DESY - Deutsches Elektronen Synchrotron

Cancelled: The National Science Data Fabric: Democratizing Data Access for Science and Society

by Prof. Valerio Pascucci

Europe/Berlin
Seminar Room 03 (DESY)

Seminar Room 03

DESY

Description

The meeting is cancelled!

 

Effective use of data management techniques to analyze and visualize massive scientific data is a crucial ingredient for the success of any experimental facility, supercomputing center, or cyberinfrastructure that supports data-intensive science. This is particularly true for high-volume/high-velocity datasets and resource-constrained institutions. However, universal data delivery remains elusive, limiting the scientific impact of these facilities. 

This talk will present the National Science Data Fabric (NSDF) testbed, which introduces a novel trans-disciplinary data fabric integrating access to and use of shared storage, networking, computing, and educational resources. The NSDF technology addresses the key data management challenges in constructing complex streaming workflows that take advantage of data processing opportunities that may arise while data is in motion. This technology finds practical use in many research and industrial applications, including materials science, precision agriculture, ecology, climate modeling, astronomy, connectomics, and telemedicine. Practical use cases include the real-time data acquisition from an Advanced Photon Source (APS) beamline to allow remote users to monitor the progress of an experiment and direct integration in the Materials Commons community repository.

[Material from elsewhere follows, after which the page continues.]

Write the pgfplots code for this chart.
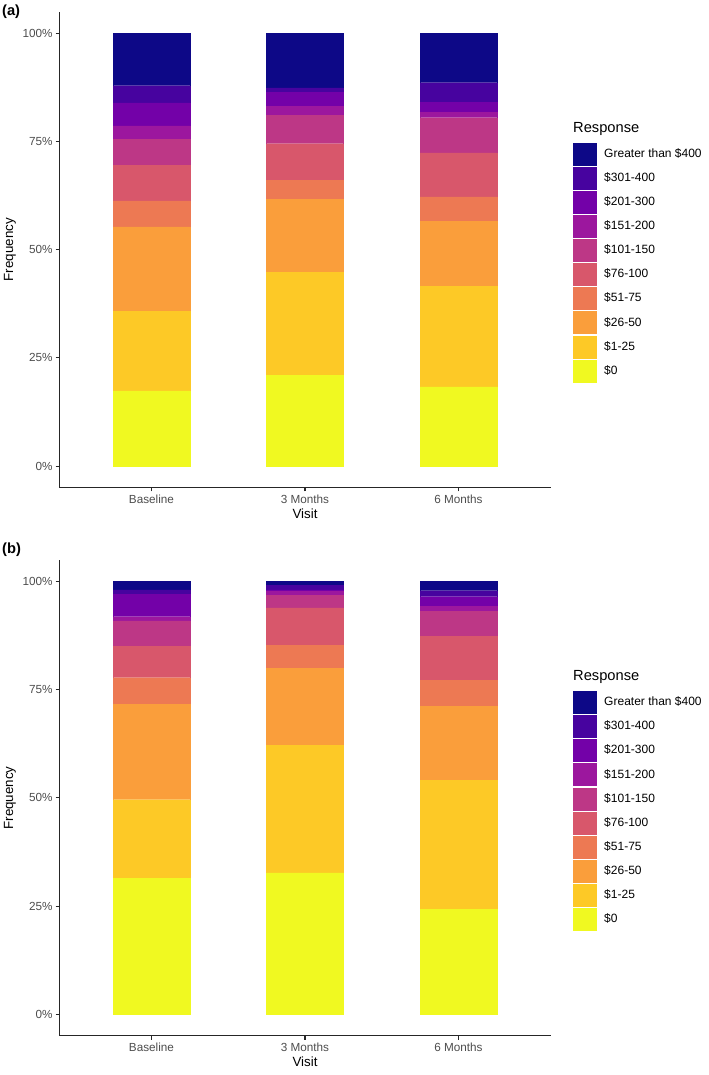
\documentclass[border=0pt]{standalone}
\usepackage{pgfplots}
\usepackage{pgfplotstable}
\pgfplotsset{compat=1.18}
\usepackage{fontspec}
\setmainfont{Liberation Sans}

\definecolor{p0}{HTML}{F0F921}
\definecolor{p1}{HTML}{FDC926}
\definecolor{p2}{HTML}{FA9E3B}
\definecolor{p3}{HTML}{ED7953}
\definecolor{p4}{HTML}{D8576B}
\definecolor{p5}{HTML}{BD3786}
\definecolor{p6}{HTML}{9C179E}
\definecolor{p7}{HTML}{7301A8}
\definecolor{p8}{HTML}{47039F}
\definecolor{p9}{HTML}{0D0887}
\definecolor{ggtick}{HTML}{4D4D4D}

% columns: c0=$0, c1=$1-25, c2=$26-50, c3=$51-75, c4=$76-100,
% c5=$101-150, c6=$151-200, c7=$201-300, c8=$301-400, c9=>$400
\pgfplotstableread{
x c0 c1 c2 c3 c4 c5 c6 c7 c8 c9
0 17.4 18.4 19.5 6.0 8.2 6.0 3.1 5.3 4.0 12.1
1 21.0 23.8 16.9 4.3 8.5 6.5 2.2 3.1 1.1 12.6
2 18.3 23.2 15.0 5.7 10.2 8.1 1.2 2.4 4.5 11.4
}\dataA
\pgfplotstableread{
x c0 c1 c2 c3 c4 c5 c6 c7 c8 c9
0 31.5 18.1 22.1 6.1 7.2 5.9 1.0 5.1 1.1 1.9
1 32.7 29.5 17.8 5.2 8.7 3.0 0.9 0.3 1.0 0.9
2 24.2 29.9 17.1 6.0 10.2 5.8 1.1 2.2 1.4 2.1
}\dataB

\pgfplotsset{
  panel/.style={
    scale only axis,
    width=368.4pt, height=357pt,
    anchor=north west,
    clip=false,
    xmin=-0.6, xmax=2.6, ymin=-5, ymax=105,
    ybar stacked, bar width=0.5,
    axis lines*=left,
    axis line style={-, draw=black!85, line width=0.8pt},
    tick style={draw=black!85, line width=0.8pt},
    tick align=outside, major tick length=2.75pt,
    xtick={0,1,2}, xticklabels={Baseline,3 Months,6 Months},
    ytick={0,25,50,75,100}, yticklabels={0\%,25\%,50\%,75\%,100\%},
    ticklabel style={font=\fontsize{8.8}{10}\selectfont, text=ggtick, inner sep=2.2pt},
    /pgf/number format/assume math mode=true,
    xlabel={Visit}, ylabel={Frequency},
    label style={font=\fontsize{11}{13}\selectfont},
    every axis y label/.style={at={(rel axis cs:-0.1006,0.5)}, rotate=90, anchor=center},
    every axis x label/.style={at={(ticklabel cs:0.5)}, anchor=near ticklabel, inner sep=2pt},
    reverse legend,
    legend cell align=left,
    legend style={draw=none, fill=none, at={(rel axis cs:1.0456,0.7242)}, anchor=north west,
      inner sep=0pt, outer sep=0pt,
      font=\fontsize{9}{10}\selectfont, row sep=1.35pt, column sep=6pt,
      nodes={inner sep=0pt}},
    legend image code/.code={\fill[##1] (0pt,-8.25pt) rectangle (17.25pt,8.25pt);},
    every axis plot/.append style={line width=0.2pt},
  }
}

\begin{document}
\begin{tikzpicture}
\useasboundingbox (-44.55pt,8.775pt) rectangle (487.2pt,-797.5pt);
\begin{axis}[panel, at={(0pt,0pt)}]
\addplot[fill=p0,draw=p0] table[x=x,y=c0]{\dataA};
\addplot[fill=p1,draw=p1] table[x=x,y=c1]{\dataA};
\addplot[fill=p2,draw=p2] table[x=x,y=c2]{\dataA};
\addplot[fill=p3,draw=p3] table[x=x,y=c3]{\dataA};
\addplot[fill=p4,draw=p4] table[x=x,y=c4]{\dataA};
\addplot[fill=p5,draw=p5] table[x=x,y=c5]{\dataA};
\addplot[fill=p6,draw=p6] table[x=x,y=c6]{\dataA};
\addplot[fill=p7,draw=p7] table[x=x,y=c7]{\dataA};
\addplot[fill=p8,draw=p8] table[x=x,y=c8]{\dataA};
\addplot[fill=p9,draw=p9] table[x=x,y=c9]{\dataA};
\legend{\$0,\$1-25,\$26-50,\$51-75,\$76-100,\$101-150,\$151-200,\$201-300,\$301-400,Greater than \$400}
\node[anchor=west, font=\fontsize{11}{13}\selectfont, inner sep=0pt] at (rel axis cs:1.0456,0.7536) {Response};
\node[anchor=north west, font=\bfseries\fontsize{11}{13}\selectfont, inner sep=0pt] at (rel axis cs:-0.117,1.0147) {(a)};
\end{axis}
\begin{axis}[panel, at={(0pt,-411.2pt)}]
\addplot[fill=p0,draw=p0] table[x=x,y=c0]{\dataB};
\addplot[fill=p1,draw=p1] table[x=x,y=c1]{\dataB};
\addplot[fill=p2,draw=p2] table[x=x,y=c2]{\dataB};
\addplot[fill=p3,draw=p3] table[x=x,y=c3]{\dataB};
\addplot[fill=p4,draw=p4] table[x=x,y=c4]{\dataB};
\addplot[fill=p5,draw=p5] table[x=x,y=c5]{\dataB};
\addplot[fill=p6,draw=p6] table[x=x,y=c6]{\dataB};
\addplot[fill=p7,draw=p7] table[x=x,y=c7]{\dataB};
\addplot[fill=p8,draw=p8] table[x=x,y=c8]{\dataB};
\addplot[fill=p9,draw=p9] table[x=x,y=c9]{\dataB};
\legend{\$0,\$1-25,\$26-50,\$51-75,\$76-100,\$101-150,\$151-200,\$201-300,\$301-400,Greater than \$400}
\node[anchor=west, font=\fontsize{11}{13}\selectfont, inner sep=0pt] at (rel axis cs:1.0456,0.7536) {Response};
\node[anchor=north west, font=\bfseries\fontsize{11}{13}\selectfont, inner sep=0pt] at (rel axis cs:-0.117,1.0360) {(b)};
\end{axis}
\end{tikzpicture}
\end{document}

Full integration with Python scripting facilitates the use of external libraries for data processing. For example, hundreds of terabytes of climate modeling data from NASA can be easily distributed and visualized with a Jupyter notebook that I will demonstrate live.

Overall, this leads to building flexible data streaming workflows for massive models without compromising the interactive nature of the exploratory process, the most effective characteristic of discovery activities in science and engineering. The presentation will be combined with a few live demonstrations including running Jupyter notebooks that show (i) how hundreds of terabytes of NASA climate data from the cloud can be easily distributed and visualized on any computer and (ii) how undergraduate students of a minority-serving institution (UTEP) can be provided with real-time access to large-scale materials science data normally used only by established scientists in well-funded research groups. 

The talk takes place at Seminar room 03, building 1b.


Valerio Pascucci is the Inaugural John R. Parks Endowed Chair, the founding Director of the Center for Extreme Data Management Analysis and Visualization (CEDMAV), a Faculty of the Scientific Computing and Imaging Institute, and a Professor of the School of Computing of the University of Utah. Valerio has received the 2022 IEEE VGCT Visualization Technical Achievement Award and the 2022-2023 Distinguished Research Award (DRA) from the University of Utah and has been inducted into the IEEE VGTC Visualization Academy in 2022.

Valerio is also the President of ViSOAR LLC, a University of Utah spin-off, and the founder of Data Intensive Science, a 501(c) nonprofit providing outreach and training to promote the use of advanced technologies for science and engineering. Valerio's research interests include Big Data management and analytics, progressive multi-resolution techniques in scientific visualization, discrete topology, and compression. Valerio is the coauthor of more than two hundred refereed journal and conference papers and was an Associate Editor of the IEEE Transactions on Visualization and Computer Graphics.

Organised by

Uwe Jandt